In 2018, you'd be forgiven for assuming that any sensitive app encrypts its connection from your phone to the cloud, so that the stranger two tables away at the coffee shop can't pull your secrets off the local Wi-Fi. That goes double for apps as personal as online dating services. But if you assumed that basic privacy protection for the world's most popular dating app, you'd be mistaken: As one application security company has found, Tinder's mobile apps still lack the standard encryption necessary to keep your photos, swipes, and matches hidden from snoops.

On Tuesday, researchers at Tel Aviv-based app security firm Checkmarx demonstrated that Tinder still lacks basic HTTPS encryption for photos. Just by being on the same Wi-Fi network as any user of Tinder's iOS or Android app, the researchers could see any photo the user did, or even inject their own images into his or her photo stream.
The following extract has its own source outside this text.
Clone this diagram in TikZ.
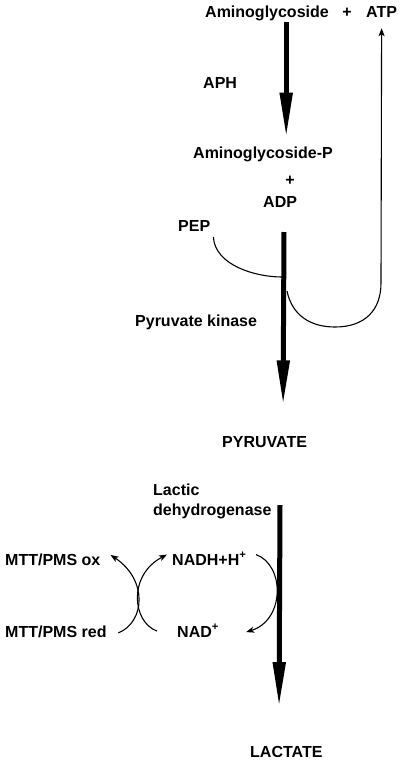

And while other data in Tinder's apps are HTTPS-encrypted, Checkmarx found that they still leaked enough information to tell encrypted commands apart, allowing a hacker on the same network to watch every swipe left, swipe right, or match on the target's phone nearly as easily as if they were looking over the target's shoulder. The researchers suggest that lack of protection could enable anything from simple voyeuristic nosiness to blackmail schemes.

"We can simulate exactly what the user sees on his or her screen," says Erez Yalon, Checkmarx's manager of application security research. "You know everything: What they’re doing, what their sexual preferences are, a lot of information."

To demonstrate Tinder's vulnerabilities, Checkmarx built a piece of proof-of-concept software they call TinderDrift. Run it on a laptop connected to any Wi-Fi network where other connected users are tindering, and it automatically reconstructs their entire session.

To fix its vulnerabilities, Checkmarx says Tinder should not only encrypt photos, but also "pad" the other commands in its app, adding noise so that each command appears as the same size or so that they're indecipherable amid a random stream of data. Until the company takes those steps, it's worth keeping in mind: any tindering you do could be just as public as the public Wi-Fi you're connected to.